Data lines
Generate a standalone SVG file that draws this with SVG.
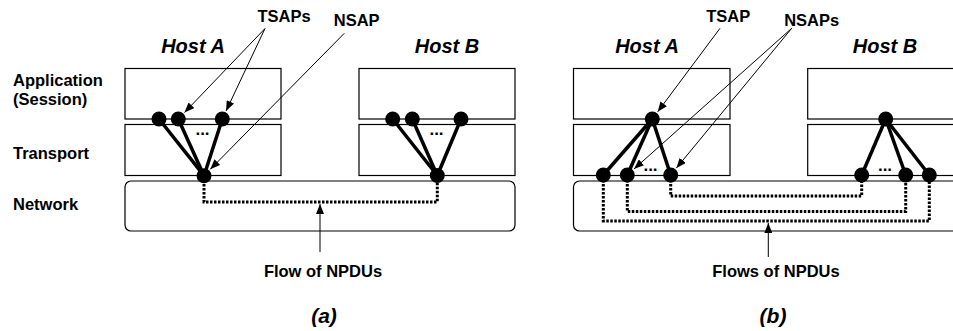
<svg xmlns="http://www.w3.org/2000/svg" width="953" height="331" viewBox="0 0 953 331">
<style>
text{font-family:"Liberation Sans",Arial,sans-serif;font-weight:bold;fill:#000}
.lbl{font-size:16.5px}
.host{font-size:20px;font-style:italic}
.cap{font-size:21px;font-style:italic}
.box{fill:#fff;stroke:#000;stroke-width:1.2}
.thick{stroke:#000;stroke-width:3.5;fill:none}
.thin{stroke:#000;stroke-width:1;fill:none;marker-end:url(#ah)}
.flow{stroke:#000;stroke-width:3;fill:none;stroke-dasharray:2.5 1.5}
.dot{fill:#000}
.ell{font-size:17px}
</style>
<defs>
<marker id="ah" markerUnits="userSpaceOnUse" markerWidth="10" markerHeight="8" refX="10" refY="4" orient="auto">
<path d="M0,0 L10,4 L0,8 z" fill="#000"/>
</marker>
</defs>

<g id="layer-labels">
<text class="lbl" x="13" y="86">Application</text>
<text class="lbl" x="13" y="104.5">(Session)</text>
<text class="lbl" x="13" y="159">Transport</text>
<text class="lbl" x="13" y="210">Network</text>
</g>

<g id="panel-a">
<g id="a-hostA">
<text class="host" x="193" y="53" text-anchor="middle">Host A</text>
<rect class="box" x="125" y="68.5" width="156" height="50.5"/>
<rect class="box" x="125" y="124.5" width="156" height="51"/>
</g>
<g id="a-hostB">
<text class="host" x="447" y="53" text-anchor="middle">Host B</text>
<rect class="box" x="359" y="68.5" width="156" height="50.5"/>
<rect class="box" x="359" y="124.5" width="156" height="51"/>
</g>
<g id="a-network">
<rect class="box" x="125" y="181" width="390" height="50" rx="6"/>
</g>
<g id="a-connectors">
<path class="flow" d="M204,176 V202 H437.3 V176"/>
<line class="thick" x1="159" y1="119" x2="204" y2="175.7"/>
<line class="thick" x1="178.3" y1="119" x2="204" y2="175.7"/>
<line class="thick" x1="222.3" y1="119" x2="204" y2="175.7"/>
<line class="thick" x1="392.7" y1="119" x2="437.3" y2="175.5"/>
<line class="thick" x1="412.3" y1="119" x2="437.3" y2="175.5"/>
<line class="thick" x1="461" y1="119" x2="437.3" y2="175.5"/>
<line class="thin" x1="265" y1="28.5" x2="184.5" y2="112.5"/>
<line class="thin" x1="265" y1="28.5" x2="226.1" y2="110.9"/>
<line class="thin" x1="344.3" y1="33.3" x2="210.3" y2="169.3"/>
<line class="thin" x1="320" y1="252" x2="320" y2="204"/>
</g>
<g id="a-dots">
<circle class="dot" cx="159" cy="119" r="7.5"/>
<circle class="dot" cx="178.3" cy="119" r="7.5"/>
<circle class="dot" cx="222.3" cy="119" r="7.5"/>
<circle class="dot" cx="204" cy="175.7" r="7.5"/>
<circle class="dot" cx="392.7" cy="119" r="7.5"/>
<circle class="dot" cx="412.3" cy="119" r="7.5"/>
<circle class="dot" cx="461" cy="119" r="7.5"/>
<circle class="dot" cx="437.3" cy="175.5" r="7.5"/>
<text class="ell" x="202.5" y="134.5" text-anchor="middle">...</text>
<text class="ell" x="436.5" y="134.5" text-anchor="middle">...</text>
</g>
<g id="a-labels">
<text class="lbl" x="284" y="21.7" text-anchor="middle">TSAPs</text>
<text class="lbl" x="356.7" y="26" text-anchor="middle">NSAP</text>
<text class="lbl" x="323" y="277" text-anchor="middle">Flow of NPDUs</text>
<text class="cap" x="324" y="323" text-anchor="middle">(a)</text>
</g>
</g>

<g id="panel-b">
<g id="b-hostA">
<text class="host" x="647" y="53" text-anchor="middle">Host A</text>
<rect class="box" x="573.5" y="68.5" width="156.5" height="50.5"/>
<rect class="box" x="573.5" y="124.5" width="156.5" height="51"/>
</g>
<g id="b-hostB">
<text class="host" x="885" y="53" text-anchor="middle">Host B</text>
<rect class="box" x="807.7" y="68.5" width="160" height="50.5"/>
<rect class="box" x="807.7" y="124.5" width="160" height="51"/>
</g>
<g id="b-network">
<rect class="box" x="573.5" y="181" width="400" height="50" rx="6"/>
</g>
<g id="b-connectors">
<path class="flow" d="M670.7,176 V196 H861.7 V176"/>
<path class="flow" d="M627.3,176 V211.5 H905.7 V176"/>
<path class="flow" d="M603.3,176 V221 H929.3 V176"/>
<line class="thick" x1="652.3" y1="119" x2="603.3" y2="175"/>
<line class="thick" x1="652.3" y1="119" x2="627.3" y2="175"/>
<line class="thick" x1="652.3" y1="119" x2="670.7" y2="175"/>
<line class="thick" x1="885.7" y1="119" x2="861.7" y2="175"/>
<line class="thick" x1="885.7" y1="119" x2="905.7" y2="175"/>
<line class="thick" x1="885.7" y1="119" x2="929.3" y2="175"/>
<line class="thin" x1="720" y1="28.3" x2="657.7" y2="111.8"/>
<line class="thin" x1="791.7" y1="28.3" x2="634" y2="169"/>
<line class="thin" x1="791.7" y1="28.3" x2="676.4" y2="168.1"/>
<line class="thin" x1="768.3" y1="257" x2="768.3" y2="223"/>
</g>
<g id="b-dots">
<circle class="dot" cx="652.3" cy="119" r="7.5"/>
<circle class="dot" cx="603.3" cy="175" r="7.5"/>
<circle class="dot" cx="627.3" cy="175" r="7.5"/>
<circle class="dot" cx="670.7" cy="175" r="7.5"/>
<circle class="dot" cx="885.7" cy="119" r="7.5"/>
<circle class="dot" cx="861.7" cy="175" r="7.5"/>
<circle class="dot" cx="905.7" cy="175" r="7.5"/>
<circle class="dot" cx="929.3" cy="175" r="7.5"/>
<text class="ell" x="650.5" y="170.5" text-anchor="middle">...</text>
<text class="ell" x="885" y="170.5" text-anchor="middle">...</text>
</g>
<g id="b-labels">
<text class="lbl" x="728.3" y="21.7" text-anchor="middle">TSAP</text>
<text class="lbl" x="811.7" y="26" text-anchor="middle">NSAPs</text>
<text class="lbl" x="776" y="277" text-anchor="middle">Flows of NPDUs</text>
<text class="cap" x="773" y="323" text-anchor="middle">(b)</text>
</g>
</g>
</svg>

Written problem
Write out the full listing verbatim, excluding its pictures.

Task response
Generate a standalone SVG file that draws this with SVG.
<svg xmlns="http://www.w3.org/2000/svg" width="953" height="331" viewBox="0 0 953 331">
<style>
text{font-family:"Liberation Sans",Arial,sans-serif;font-weight:bold;fill:#000}
.lbl{font-size:16.5px}
.host{font-size:20px;font-style:italic}
.cap{font-size:21px;font-style:italic}
.box{fill:#fff;stroke:#000;stroke-width:1.2}
.thick{stroke:#000;stroke-width:3.5;fill:none}
.thin{stroke:#000;stroke-width:1;fill:none;marker-end:url(#ah)}
.flow{stroke:#000;stroke-width:3;fill:none;stroke-dasharray:2.5 1.5}
.dot{fill:#000}
.ell{font-size:17px}
</style>
<defs>
<marker id="ah" markerUnits="userSpaceOnUse" markerWidth="10" markerHeight="8" refX="10" refY="4" orient="auto">
<path d="M0,0 L10,4 L0,8 z" fill="#000"/>
</marker>
</defs>

<g id="layer-labels">
<text class="lbl" x="13" y="86">Application</text>
<text class="lbl" x="13" y="104.5">(Session)</text>
<text class="lbl" x="13" y="159">Transport</text>
<text class="lbl" x="13" y="210">Network</text>
</g>

<g id="panel-a">
<g id="a-hostA">
<text class="host" x="193" y="53" text-anchor="middle">Host A</text>
<rect class="box" x="125" y="68.5" width="156" height="50.5"/>
<rect class="box" x="125" y="124.5" width="156" height="51"/>
</g>
<g id="a-hostB">
<text class="host" x="447" y="53" text-anchor="middle">Host B</text>
<rect class="box" x="359" y="68.5" width="156" height="50.5"/>
<rect class="box" x="359" y="124.5" width="156" height="51"/>
</g>
<g id="a-network">
<rect class="box" x="125" y="181" width="390" height="50" rx="6"/>
</g>
<g id="a-connectors">
<path class="flow" d="M204,176 V202 H437.3 V176"/>
<line class="thick" x1="159" y1="119" x2="204" y2="175.7"/>
<line class="thick" x1="178.3" y1="119" x2="204" y2="175.7"/>
<line class="thick" x1="222.3" y1="119" x2="204" y2="175.7"/>
<line class="thick" x1="392.7" y1="119" x2="437.3" y2="175.5"/>
<line class="thick" x1="412.3" y1="119" x2="437.3" y2="175.5"/>
<line class="thick" x1="461" y1="119" x2="437.3" y2="175.5"/>
<line class="thin" x1="265" y1="28.5" x2="184.5" y2="112.5"/>
<line class="thin" x1="265" y1="28.5" x2="226.1" y2="110.9"/>
<line class="thin" x1="344.3" y1="33.3" x2="210.3" y2="169.3"/>
<line class="thin" x1="320" y1="252" x2="320" y2="204"/>
</g>
<g id="a-dots">
<circle class="dot" cx="159" cy="119" r="7.5"/>
<circle class="dot" cx="178.3" cy="119" r="7.5"/>
<circle class="dot" cx="222.3" cy="119" r="7.5"/>
<circle class="dot" cx="204" cy="175.7" r="7.5"/>
<circle class="dot" cx="392.7" cy="119" r="7.5"/>
<circle class="dot" cx="412.3" cy="119" r="7.5"/>
<circle class="dot" cx="461" cy="119" r="7.5"/>
<circle class="dot" cx="437.3" cy="175.5" r="7.5"/>
<text class="ell" x="202.5" y="134.5" text-anchor="middle">...</text>
<text class="ell" x="436.5" y="134.5" text-anchor="middle">...</text>
</g>
<g id="a-labels">
<text class="lbl" x="284" y="21.7" text-anchor="middle">TSAPs</text>
<text class="lbl" x="356.7" y="26" text-anchor="middle">NSAP</text>
<text class="lbl" x="323" y="277" text-anchor="middle">Flow of NPDUs</text>
<text class="cap" x="324" y="323" text-anchor="middle">(a)</text>
</g>
</g>

<g id="panel-b">
<g id="b-hostA">
<text class="host" x="647" y="53" text-anchor="middle">Host A</text>
<rect class="box" x="573.5" y="68.5" width="156.5" height="50.5"/>
<rect class="box" x="573.5" y="124.5" width="156.5" height="51"/>
</g>
<g id="b-hostB">
<text class="host" x="885" y="53" text-anchor="middle">Host B</text>
<rect class="box" x="807.7" y="68.5" width="160" height="50.5"/>
<rect class="box" x="807.7" y="124.5" width="160" height="51"/>
</g>
<g id="b-network">
<rect class="box" x="573.5" y="181" width="400" height="50" rx="6"/>
</g>
<g id="b-connectors">
<path class="flow" d="M670.7,176 V196 H861.7 V176"/>
<path class="flow" d="M627.3,176 V211.5 H905.7 V176"/>
<path class="flow" d="M603.3,176 V221 H929.3 V176"/>
<line class="thick" x1="652.3" y1="119" x2="603.3" y2="175"/>
<line class="thick" x1="652.3" y1="119" x2="627.3" y2="175"/>
<line class="thick" x1="652.3" y1="119" x2="670.7" y2="175"/>
<line class="thick" x1="885.7" y1="119" x2="861.7" y2="175"/>
<line class="thick" x1="885.7" y1="119" x2="905.7" y2="175"/>
<line class="thick" x1="885.7" y1="119" x2="929.3" y2="175"/>
<line class="thin" x1="720" y1="28.3" x2="657.7" y2="111.8"/>
<line class="thin" x1="791.7" y1="28.3" x2="634" y2="169"/>
<line class="thin" x1="791.7" y1="28.3" x2="676.4" y2="168.1"/>
<line class="thin" x1="768.3" y1="257" x2="768.3" y2="223"/>
</g>
<g id="b-dots">
<circle class="dot" cx="652.3" cy="119" r="7.5"/>
<circle class="dot" cx="603.3" cy="175" r="7.5"/>
<circle class="dot" cx="627.3" cy="175" r="7.5"/>
<circle class="dot" cx="670.7" cy="175" r="7.5"/>
<circle class="dot" cx="885.7" cy="119" r="7.5"/>
<circle class="dot" cx="861.7" cy="175" r="7.5"/>
<circle class="dot" cx="905.7" cy="175" r="7.5"/>
<circle class="dot" cx="929.3" cy="175" r="7.5"/>
<text class="ell" x="650.5" y="170.5" text-anchor="middle">...</text>
<text class="ell" x="885" y="170.5" text-anchor="middle">...</text>
</g>
<g id="b-labels">
<text class="lbl" x="728.3" y="21.7" text-anchor="middle">TSAP</text>
<text class="lbl" x="811.7" y="26" text-anchor="middle">NSAPs</text>
<text class="lbl" x="776" y="277" text-anchor="middle">Flows of NPDUs</text>
<text class="cap" x="773" y="323" text-anchor="middle">(b)</text>
</g>
</g>
</svg>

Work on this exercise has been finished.